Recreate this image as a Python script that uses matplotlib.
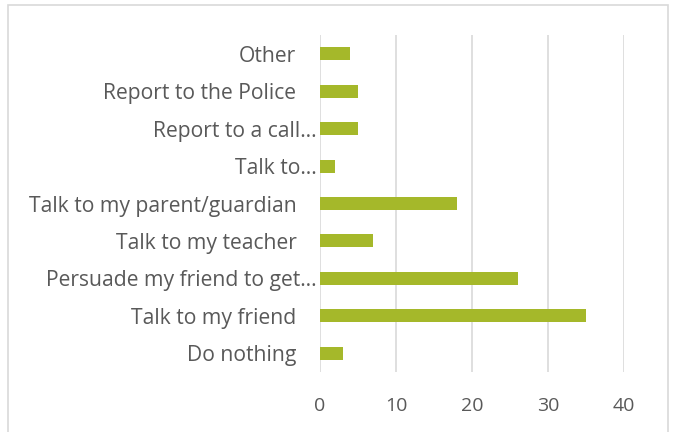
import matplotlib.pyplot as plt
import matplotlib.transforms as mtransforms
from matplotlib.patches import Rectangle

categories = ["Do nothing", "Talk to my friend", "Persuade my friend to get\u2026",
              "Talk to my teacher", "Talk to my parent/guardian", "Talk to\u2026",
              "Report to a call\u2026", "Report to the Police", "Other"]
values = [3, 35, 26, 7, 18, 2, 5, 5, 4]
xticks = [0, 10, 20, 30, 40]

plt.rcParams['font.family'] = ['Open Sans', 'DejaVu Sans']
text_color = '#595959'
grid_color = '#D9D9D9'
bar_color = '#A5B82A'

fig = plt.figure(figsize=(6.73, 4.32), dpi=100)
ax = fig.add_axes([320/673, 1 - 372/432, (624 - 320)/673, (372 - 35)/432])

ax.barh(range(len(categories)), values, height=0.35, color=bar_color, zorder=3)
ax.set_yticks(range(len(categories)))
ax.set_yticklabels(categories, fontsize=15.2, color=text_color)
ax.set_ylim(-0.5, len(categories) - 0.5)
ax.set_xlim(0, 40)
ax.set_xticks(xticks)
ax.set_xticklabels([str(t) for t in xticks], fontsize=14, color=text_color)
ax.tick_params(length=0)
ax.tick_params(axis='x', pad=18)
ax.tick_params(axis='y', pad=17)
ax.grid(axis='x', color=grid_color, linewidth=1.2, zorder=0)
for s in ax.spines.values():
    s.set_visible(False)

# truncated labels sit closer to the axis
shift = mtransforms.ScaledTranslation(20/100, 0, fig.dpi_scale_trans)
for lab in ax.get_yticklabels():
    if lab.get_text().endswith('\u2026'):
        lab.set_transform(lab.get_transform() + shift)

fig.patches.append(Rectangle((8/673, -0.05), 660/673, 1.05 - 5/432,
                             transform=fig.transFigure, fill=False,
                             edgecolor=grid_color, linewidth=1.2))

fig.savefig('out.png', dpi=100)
##############################
__REQUIRED WORK__. Copy the material shown above in full and exactly. Skip the pictures.

__ANSWER FOR THIS EXERCISE__.
Recreate this image as a Python script that uses matplotlib.
import matplotlib.pyplot as plt
import matplotlib.transforms as mtransforms
from matplotlib.patches import Rectangle

categories = ["Do nothing", "Talk to my friend", "Persuade my friend to get\u2026",
              "Talk to my teacher", "Talk to my parent/guardian", "Talk to\u2026",
              "Report to a call\u2026", "Report to the Police", "Other"]
values = [3, 35, 26, 7, 18, 2, 5, 5, 4]
xticks = [0, 10, 20, 30, 40]

plt.rcParams['font.family'] = ['Open Sans', 'DejaVu Sans']
text_color = '#595959'
grid_color = '#D9D9D9'
bar_color = '#A5B82A'

fig = plt.figure(figsize=(6.73, 4.32), dpi=100)
ax = fig.add_axes([320/673, 1 - 372/432, (624 - 320)/673, (372 - 35)/432])

ax.barh(range(len(categories)), values, height=0.35, color=bar_color, zorder=3)
ax.set_yticks(range(len(categories)))
ax.set_yticklabels(categories, fontsize=15.2, color=text_color)
ax.set_ylim(-0.5, len(categories) - 0.5)
ax.set_xlim(0, 40)
ax.set_xticks(xticks)
ax.set_xticklabels([str(t) for t in xticks], fontsize=14, color=text_color)
ax.tick_params(length=0)
ax.tick_params(axis='x', pad=18)
ax.tick_params(axis='y', pad=17)
ax.grid(axis='x', color=grid_color, linewidth=1.2, zorder=0)
for s in ax.spines.values():
    s.set_visible(False)

# truncated labels sit closer to the axis
shift = mtransforms.ScaledTranslation(20/100, 0, fig.dpi_scale_trans)
for lab in ax.get_yticklabels():
    if lab.get_text().endswith('\u2026'):
        lab.set_transform(lab.get_transform() + shift)

fig.patches.append(Rectangle((8/673, -0.05), 660/673, 1.05 - 5/432,
                             transform=fig.transFigure, fill=False,
                             edgecolor=grid_color, linewidth=1.2))

fig.savefig('out.png', dpi=100)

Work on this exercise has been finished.